Funnyman Michael Ian Black wants you to know that he’s “Very Famous,” as suggested by the title of his new Comedy Central special and CD, which drops today. The comedian is best known for his role in cult classic “Wet Hot American Summer,” his sketch work in the short-lived series “The State” and “Stella,” and talking-head gigs on VH1’s “I Love the …” retrospectives. (Though “The State” is sometimes confused with fellow '90s favorite “Kids in the Hall,” Black did not actually appear on the latter.) Black took time out from his busy schedule, which includes his upcoming “Black is White” tour, to talk pop culture with us.
What’s on your summer reading list?
At the moment I’m reading “An Instance of the Fingerpost,” by Iain Pears. I’m also reading a Bill Bryson book about the history of the house. I’m going to follow that with a Bill Bryson book called “A Walk in the Woods.”
What was your first cultural experience?
Probably seeing Three Dog Night at the New Jersey Arts Center, when I was about 6 years old.
What was your first record purchase?
Either Wham!’s Make It Big, or possibly Huey Lewis and the News’ Sports. At the time, I didn’t have money, because I was a child. So I wanted to make sure that any music purchase would be worthwhile. I waited, and if they had four hits from the same album on the pop music station, I’d buy the album. Huey Lewis and Wham! fit that criteria. Four is a very high bar; very few albums generate four hits. As a result, my music collection right up to the present day only consists of Wham!, Make It Big, and Huey Lewis and the News, Sports.

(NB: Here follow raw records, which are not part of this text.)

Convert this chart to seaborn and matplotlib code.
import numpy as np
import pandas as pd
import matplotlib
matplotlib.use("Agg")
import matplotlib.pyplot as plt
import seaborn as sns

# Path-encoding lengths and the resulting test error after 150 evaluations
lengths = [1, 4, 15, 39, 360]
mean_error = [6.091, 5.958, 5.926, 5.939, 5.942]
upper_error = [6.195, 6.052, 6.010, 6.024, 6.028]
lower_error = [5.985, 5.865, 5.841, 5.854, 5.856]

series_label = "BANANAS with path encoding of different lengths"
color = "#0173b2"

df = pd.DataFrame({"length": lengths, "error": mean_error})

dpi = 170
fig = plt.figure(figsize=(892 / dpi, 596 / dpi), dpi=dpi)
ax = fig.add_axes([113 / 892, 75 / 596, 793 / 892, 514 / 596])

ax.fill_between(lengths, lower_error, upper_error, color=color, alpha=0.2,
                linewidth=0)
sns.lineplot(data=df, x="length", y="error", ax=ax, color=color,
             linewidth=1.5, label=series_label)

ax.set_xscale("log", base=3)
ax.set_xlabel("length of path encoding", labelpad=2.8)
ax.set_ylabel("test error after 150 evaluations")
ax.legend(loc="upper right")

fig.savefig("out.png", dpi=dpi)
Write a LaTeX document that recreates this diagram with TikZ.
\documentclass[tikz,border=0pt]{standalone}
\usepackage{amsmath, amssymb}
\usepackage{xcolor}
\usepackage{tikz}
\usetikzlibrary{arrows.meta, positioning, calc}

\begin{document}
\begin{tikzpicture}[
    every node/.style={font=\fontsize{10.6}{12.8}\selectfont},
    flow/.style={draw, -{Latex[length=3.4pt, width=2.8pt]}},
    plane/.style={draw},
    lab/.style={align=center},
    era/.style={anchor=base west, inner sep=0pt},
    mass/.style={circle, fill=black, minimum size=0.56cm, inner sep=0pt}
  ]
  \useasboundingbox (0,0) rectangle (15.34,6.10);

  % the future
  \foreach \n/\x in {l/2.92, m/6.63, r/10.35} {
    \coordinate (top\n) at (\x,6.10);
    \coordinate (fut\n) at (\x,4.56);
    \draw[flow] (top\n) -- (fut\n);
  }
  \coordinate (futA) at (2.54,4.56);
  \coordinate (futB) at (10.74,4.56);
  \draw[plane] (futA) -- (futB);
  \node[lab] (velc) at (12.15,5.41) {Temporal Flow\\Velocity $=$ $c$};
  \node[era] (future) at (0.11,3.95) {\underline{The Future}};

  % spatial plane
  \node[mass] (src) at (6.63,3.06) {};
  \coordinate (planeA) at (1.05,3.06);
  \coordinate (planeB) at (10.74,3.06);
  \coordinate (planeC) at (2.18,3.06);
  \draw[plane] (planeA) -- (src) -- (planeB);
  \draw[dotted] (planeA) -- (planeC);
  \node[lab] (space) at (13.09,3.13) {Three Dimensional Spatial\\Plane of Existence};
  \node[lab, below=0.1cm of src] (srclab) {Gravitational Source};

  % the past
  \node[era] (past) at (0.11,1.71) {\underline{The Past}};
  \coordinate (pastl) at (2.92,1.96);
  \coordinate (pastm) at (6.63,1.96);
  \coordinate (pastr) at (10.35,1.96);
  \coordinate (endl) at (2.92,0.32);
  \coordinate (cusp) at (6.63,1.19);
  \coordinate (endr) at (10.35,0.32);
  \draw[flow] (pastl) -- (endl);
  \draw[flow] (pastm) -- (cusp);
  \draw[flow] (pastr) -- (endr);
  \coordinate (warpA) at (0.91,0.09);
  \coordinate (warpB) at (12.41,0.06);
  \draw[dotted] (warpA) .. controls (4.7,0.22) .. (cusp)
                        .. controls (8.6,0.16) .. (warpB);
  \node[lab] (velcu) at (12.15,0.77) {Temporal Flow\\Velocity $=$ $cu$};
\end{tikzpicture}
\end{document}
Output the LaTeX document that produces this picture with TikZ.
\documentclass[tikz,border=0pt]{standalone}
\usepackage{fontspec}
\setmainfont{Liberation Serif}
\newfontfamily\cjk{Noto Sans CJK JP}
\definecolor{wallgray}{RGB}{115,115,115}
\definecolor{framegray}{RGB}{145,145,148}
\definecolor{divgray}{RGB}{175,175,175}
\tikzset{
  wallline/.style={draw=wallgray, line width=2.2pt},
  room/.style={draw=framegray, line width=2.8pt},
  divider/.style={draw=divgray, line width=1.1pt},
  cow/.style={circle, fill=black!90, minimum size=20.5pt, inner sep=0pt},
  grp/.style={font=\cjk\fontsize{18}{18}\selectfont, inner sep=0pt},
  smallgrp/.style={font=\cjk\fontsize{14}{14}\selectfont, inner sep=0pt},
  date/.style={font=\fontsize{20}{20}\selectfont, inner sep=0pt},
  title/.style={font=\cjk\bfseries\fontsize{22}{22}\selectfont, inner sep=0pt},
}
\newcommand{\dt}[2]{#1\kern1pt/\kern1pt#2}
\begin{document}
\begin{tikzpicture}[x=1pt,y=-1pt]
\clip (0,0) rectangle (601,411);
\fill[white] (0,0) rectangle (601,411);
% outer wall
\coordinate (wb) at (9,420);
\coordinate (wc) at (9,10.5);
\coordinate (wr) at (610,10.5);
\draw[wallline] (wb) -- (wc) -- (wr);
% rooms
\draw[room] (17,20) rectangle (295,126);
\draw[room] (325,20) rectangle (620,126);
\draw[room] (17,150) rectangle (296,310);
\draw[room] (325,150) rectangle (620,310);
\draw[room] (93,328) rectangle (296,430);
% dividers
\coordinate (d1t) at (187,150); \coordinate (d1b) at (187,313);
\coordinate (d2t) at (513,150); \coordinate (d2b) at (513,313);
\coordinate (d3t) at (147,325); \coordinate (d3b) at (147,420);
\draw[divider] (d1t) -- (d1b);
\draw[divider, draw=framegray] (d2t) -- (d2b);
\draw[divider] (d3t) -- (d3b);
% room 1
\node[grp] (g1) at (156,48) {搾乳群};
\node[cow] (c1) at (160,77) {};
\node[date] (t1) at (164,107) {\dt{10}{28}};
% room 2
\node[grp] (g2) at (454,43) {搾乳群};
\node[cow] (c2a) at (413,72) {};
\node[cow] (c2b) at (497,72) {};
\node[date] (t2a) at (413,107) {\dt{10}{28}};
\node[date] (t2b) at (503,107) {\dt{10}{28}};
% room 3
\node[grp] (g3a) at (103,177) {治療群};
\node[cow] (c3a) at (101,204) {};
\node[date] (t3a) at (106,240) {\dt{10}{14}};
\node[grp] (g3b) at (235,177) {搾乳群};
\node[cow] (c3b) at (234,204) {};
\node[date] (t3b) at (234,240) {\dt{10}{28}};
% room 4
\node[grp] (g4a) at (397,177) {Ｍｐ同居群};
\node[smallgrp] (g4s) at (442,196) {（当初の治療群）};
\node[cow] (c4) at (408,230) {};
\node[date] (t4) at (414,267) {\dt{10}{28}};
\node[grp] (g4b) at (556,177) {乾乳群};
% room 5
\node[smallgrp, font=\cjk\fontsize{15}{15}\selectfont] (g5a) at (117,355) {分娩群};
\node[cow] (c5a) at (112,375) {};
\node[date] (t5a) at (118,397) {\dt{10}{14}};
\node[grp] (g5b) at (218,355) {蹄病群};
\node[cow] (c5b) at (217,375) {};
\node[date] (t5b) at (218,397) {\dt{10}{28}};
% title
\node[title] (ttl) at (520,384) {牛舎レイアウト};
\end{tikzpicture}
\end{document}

What was the last song you downloaded?
I was going through a phase when I downloaded a lot of obscure, avant-garde classical music. There’s this guy named Arvo Pärt, who writes all this liturgical choral stuff, and I downloaded gigabytes of it. I hate all of it. But i feel obligated to listen to it, because it took, like, three days to download it. It’s just exactly what you think it’s going to be: Gregorian chants, but written six months ago. It’s a bore and a half, but I’m just pretentious enough that I feel like “I got the Arvo Pärt discography... I’ve got to listen to it.”
If you had to be stranded with one DVD, what would it be?
If I’m on a desert island, I’m probably depressed, so I might want a comedy. I’m going to go with Herbie, “The Love Bug” ... the remake.
What was the fiirst R-rated movie you saw?
What TV reruns consistently draw you in?
Anytime Oprah’s on with Gayle, I just watch and watch and watch... and cry and cry and cry. I love those two together. I love them separately too. But I love them more together.
What’s your opinion of reality TV?
I can’t watch reality television. I don’t believe any of it. I don’t like any of it. I think it’s crass. It generally is just about hair pulling and name calling and if I want that, I’ve got that at home.
What TV show would you revive?
Any of my television shows that were cancelled, mostly because of the paycheck. God, I enjoy a good paycheck. I would bring back "Stella." I felt like it did not get the shot it deserved.
What’s your cultural guilty pleasure?
I find myself enjoying, and not in an ironic way, Radio Disney. They know what they’re doing over there. It’s so much ear candy, you could develop diabetes listening to it.
What was your worst cultural experience?
My wife wanted to go to the symphony once, so I bought her tickets. And that’s the kind of thing where you’re, like, “I should really be enjoying the symphony.” Three minutes in, I was, like, “Let’s get out of here.”
Who would you want to play you in a biopic?
On a scale of 1-10, lowbrow to highbrow, how would you rate yourself?
Three and a half. I’m just smart enough where you go, “I’m pretty sure that guy isn’t actually mentally deficient, but I’m not positive.” And, I think that rates about a three and a half. I can use big words, but I use them incorrectly.
What movie character do you most relate to?
I probably relate most to Eeyore. He’s a grump, I’m a grump. He doesn’t want to participate, I don’t want to participate. I think Eeyore is constantly going through an existential crisis. I feel similarly. And I know what it’s like to feel unloved.
What’s next in your Netflix queue?
The wife and I are watching “Breaking Bad,” season 3. We’re not caught up, so we’ve got to do that. But that requires spending time together.
What movie ending would you like to rewrite?
I wish Schindler had saved all the Jews.
What’s the first movie you snuck out to see?
My friend and I, when I was about 11 years old, took ourselves to the local cinema to watch “Terms of Endearment.” It’s a strange choice for two 11-year-old boys. But we love Debra Winger!
If they made a movie about your life, what would it be called?
“Michael Ian Black: The Kids in the Hall Story.”